In higher education, people like to pick sides and stay there, often in the face of stubborn facts. Such is true of the ongoing and seemingly endless debate in higher education of vocational preparation vs. liberal education.
On the one hand, many parents and—increasingly—millennials and members of Generation Z are calling for career-specific education. On the other hand, cultural icons and thinkers, from the late Steve Jobs to CNN's Fareed Zakaria, have insisted that the way forward is through classical liberal learning, where students consider the most enduring questions of the human condition through the study of literature, the arts, and the social sciences.
And yet, who says today's universities must focus on one or the other? To forsake considerations of the practical is foolhardy, whereas to ignore the deepest longing of the human heart is just as shortsighted. I am privileged to serve as president of a university that champions a third way.
When I helped create the Savannah College of Art and Design (SCAD) in 1978, I saw that most art and design colleges simply ignored the question of careers. In art college catalogs of the day, one hardly found mention of career services, and so I set out to change that. Nearly 40 years and tens of thousands of gainfully employed alumni later, I'm happy to say that we've been a success. Marrying the sublime and the practical into one unified, balanced learning experience isn't easy, nor is it unique to specialized institutions such as ours. I believe that other universities can achieve similar results, especially if they consider three imperatives.
First, universities must adapt. Moss should not gather on a college catalog. The strength and evolution of the curriculum are supremely important as universities ensure their students are prepared for careers. Faculty and academic administrators do themselves a credit to seek input from three sources when revising a program's curriculum: the discipline (What trends in research should the curriculum reflect?), the students (Where does enrollment data indicate increased student interest, and how can curriculum evolve to reflect that?), and the professions that hire graduates (What qualities do employers need in their new hires?).
As sacrilegious as that latter question may sound to some, universities benefit from inviting professionals outside the academy into our departments to help us understand how best to prepare students to flourish in the workplace. Long ago, business and law schools figured this out, creating advisory boards to help ensure their curricula continued to make sense for those evolving professions. And so why not organize an advisory board for an English or history department, consisting of working professionals in those areas—archivists, writers, journalists, critics, analysts, for example—who can help close the often too-great distance between where the curriculum takes the students and where graduates are expected to land?

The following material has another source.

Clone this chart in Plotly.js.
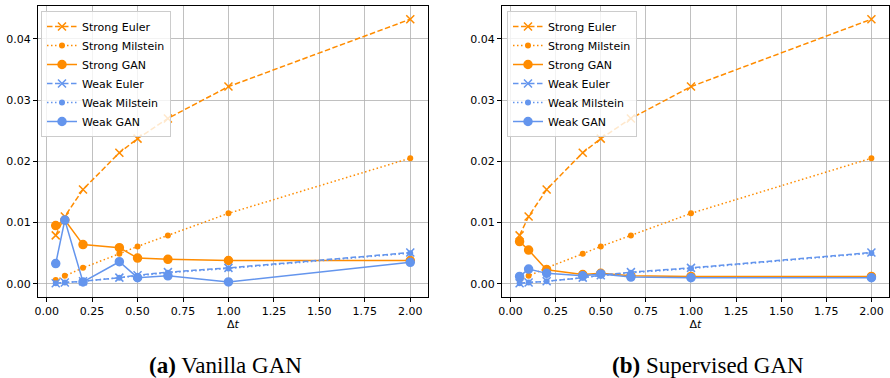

Creating and teaching new or significantly revised courses is no small task. But it does our students a disservice to ignore new discoveries and trends for the sake of nostalgia. Universities must revisit their existing degree programs and seek ways to update curricula to adjust to changing professions. It's backbreaking work, but no work is more important.
Second, universities should marry the intellectual and the practical in the same classroom. It's one thing to create a curriculum designed to address the intellectual and the practical, but why not address both in the very same course? To best prepare students for life after commencement, students need to work directly on real-world projects—with real-world partners (e.g., a local nonprofit, a school district, an established business). Universities benefit themselves and their students by welcoming external clients into select for-credit courses, placing students in immersive interactions that reflect a true working environment and offer real-world experience at a time when they need it most.

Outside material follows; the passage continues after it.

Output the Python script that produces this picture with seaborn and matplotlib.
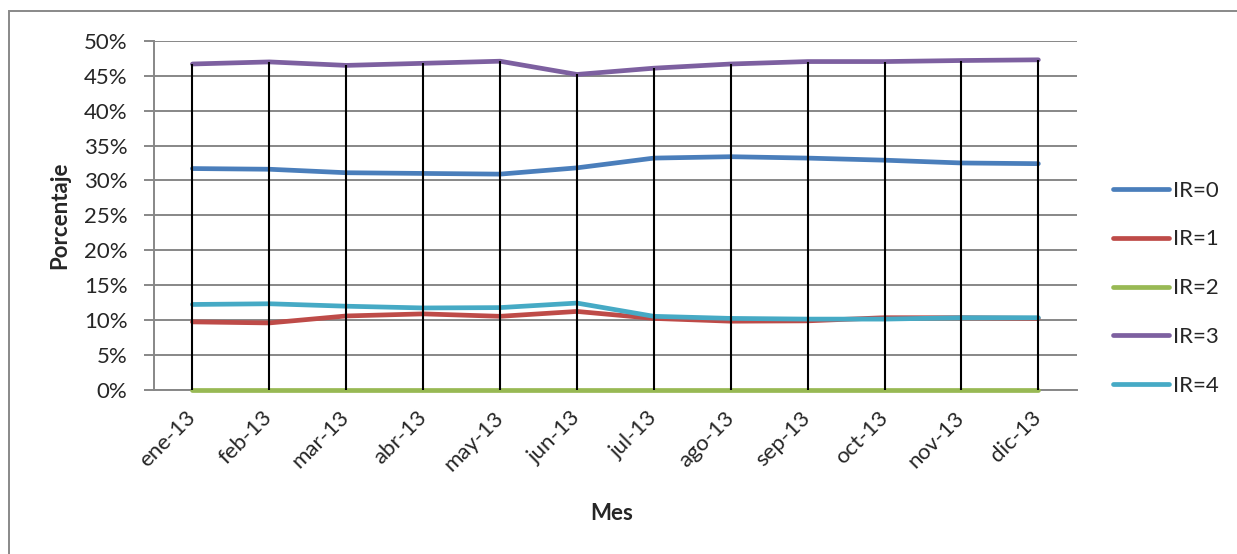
import pandas as pd
import numpy as np
import matplotlib
matplotlib.use("Agg")
import matplotlib.pyplot as plt
import seaborn as sns
from matplotlib import font_manager
from matplotlib.ticker import PercentFormatter, MultipleLocator
from matplotlib.patches import Rectangle

meses = ["ene-13", "feb-13", "mar-13", "abr-13", "may-13", "jun-13",
         "jul-13", "ago-13", "sep-13", "oct-13", "nov-13", "dic-13"]

# porcentajes por mes para cada IR
ir0 = [31.7, 31.6, 31.1, 31.0, 30.9, 31.8, 33.2, 33.4, 33.2, 32.9, 32.5, 32.4]
ir1 = [9.7, 9.55, 10.55, 10.85, 10.5, 11.2, 10.2, 9.8, 9.85, 10.3, 10.3, 10.2]
ir2 = [0, 0, 0, 0, 0, 0, 0, 0, 0, 0, 0, 0]
ir3 = [46.7, 47.0, 46.5, 46.8, 47.1, 45.2, 46.1, 46.7, 47.05, 47.05, 47.2, 47.3]
ir4 = [12.2, 12.3, 11.95, 11.7, 11.75, 12.4, 10.5, 10.2, 10.1, 10.1, 10.3, 10.3]

series = ["IR=0", "IR=1", "IR=2", "IR=3", "IR=4"]
colores = ["#4A7EBB", "#BE4B48", "#98B954", "#7D60A0", "#46AAC5"]

datos = pd.DataFrame({"Mes": meses * 5,
                      "pos": list(range(12)) * 5,
                      "Porcentaje": ir0 + ir1 + ir2 + ir3 + ir4,
                      "IR": sum([[s] * 12 for s in series], [])})

sns.set_style("white")
plt.rcParams["font.family"] = ["Lato", "DejaVu Sans"]
plt.rcParams["font.size"] = 16


def familia_negrita():
    # primera familia que tenga de verdad una version negrita
    for fam in ["Lato", "Open Sans", "Noto Sans", "Liberation Sans", "DejaVu Sans"]:
        try:
            ruta = font_manager.findfont(font_manager.FontProperties(family=fam, weight="bold"),
                                         fallback_to_default=False)
        except Exception:
            continue
        if "bold" in ruta.lower():
            return fam
    return "DejaVu Sans"


W, H = 1237, 554
fig = plt.figure(figsize=(W / 100, H / 100), dpi=100)
ax = fig.add_axes([154 / W, 1 - 389.5 / H, (1076.8 - 154) / W, (389.5 - 41) / H])

gris = "#878787"
ax.yaxis.grid(True, color=gris, linewidth=1.4)
ax.set_axisbelow(True)

sns.lineplot(data=datos, x="pos", y="Porcentaje", hue="IR", palette=colores,
             linewidth=3.4, ax=ax, legend=True, solid_capstyle="round", zorder=4)
for linea in ax.get_lines():
    linea.set_clip_on(False)

# lineas de caida desde el maximo hasta 0
maximos = np.max([ir0, ir1, ir2, ir3, ir4], axis=0)
ax.vlines(range(12), 0, maximos, color="black", linewidth=1.5, zorder=5)

ax.set_xlim(-0.5, 11.5)
ax.set_ylim(0, 50)
ax.yaxis.set_major_locator(MultipleLocator(5))
ax.yaxis.set_major_formatter(PercentFormatter(decimals=0))
ax.set_xticks(range(12))
ax.set_xticklabels(meses, rotation=45, ha="right", va="center", rotation_mode="anchor")
ax.tick_params(axis="x", length=0, pad=18)
ax.tick_params(axis="y", length=7, width=1.4, color=gris, pad=12, left=True)

for lado in ["top", "right"]:
    ax.spines[lado].set_visible(False)
for lado in ["left", "bottom"]:
    ax.spines[lado].set_color(gris)
    ax.spines[lado].set_linewidth(1.4)
    ax.spines[lado].set_zorder(1)

negrita = font_manager.FontProperties(family=familia_negrita(), weight="bold", size=16)
ax.set_xlabel("Mes", fontproperties=negrita)
ax.set_ylabel("Porcentaje", fontproperties=negrita)
ax.xaxis.set_label_coords(0.496, -0.355)
ax.xaxis.label.set_va("center")
ax.yaxis.set_label_coords(-0.102, 0.5)
ax.yaxis.label.set_va("center")

ax.legend(loc="upper left", bbox_to_anchor=(1.03, 0.625), frameon=False,
          handlelength=2.5, handletextpad=0.2, labelspacing=1.3, borderaxespad=0)
for linea in ax.get_legend().get_lines():
    linea.set_linewidth(3.4)
    linea.set_solid_capstyle("round")

fig.patches.append(Rectangle((9 / W, -0.1), 1.2, 1 - 11 / H + 0.1, transform=fig.transFigure,
                             fill=False, edgecolor="#898989", linewidth=1.4))

fig.savefig("out.png", dpi=100)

Not long ago in the Harvard Business Review, Michael D. King suggested that collaboration among universities and industry partners isn't merely useful for students, but that it can engender significant curricular improvements. The invaluable experience of working alongside leading companies opens the minds of students to the praxis of successful employment and the dedication required to thrive at the next level, while also inviting students to apply the broader lessons of liberal education to specific real-world challenges.
Third, universities in their perpetuity keep the dream alive. If universities exist, in part, to nurture the grandest hopes and dreams of their future graduates, then academic leaders should find ways to continue serving those graduates after commencement. Too often, alumni are viewed as donor prospects, classified by total giving capacity. More than ever, universities are bombarding alumni with ask after ask, especially younger alumni. Perhaps universities should consider offering graduates more than just an upturned palm. What if we continued to serve alumni the same way we serve students, with intentionality toward developing both their employability and the fulfillment of their dreams?
Students and parents should choose universities who court their alumni like prospective students — who, years after graduating, continue to coach them in choosing new careers, to counsel them on prospective opportunities, and to assist them in learning new skills as their chosen careers continue to evolve.
I am heartened to see more and more universities embracing the marriage of the practical and the intellectual, for the grandest aspirations of students should be amplified when they enroll in college, as they progress through their programs of study, and again when they graduate.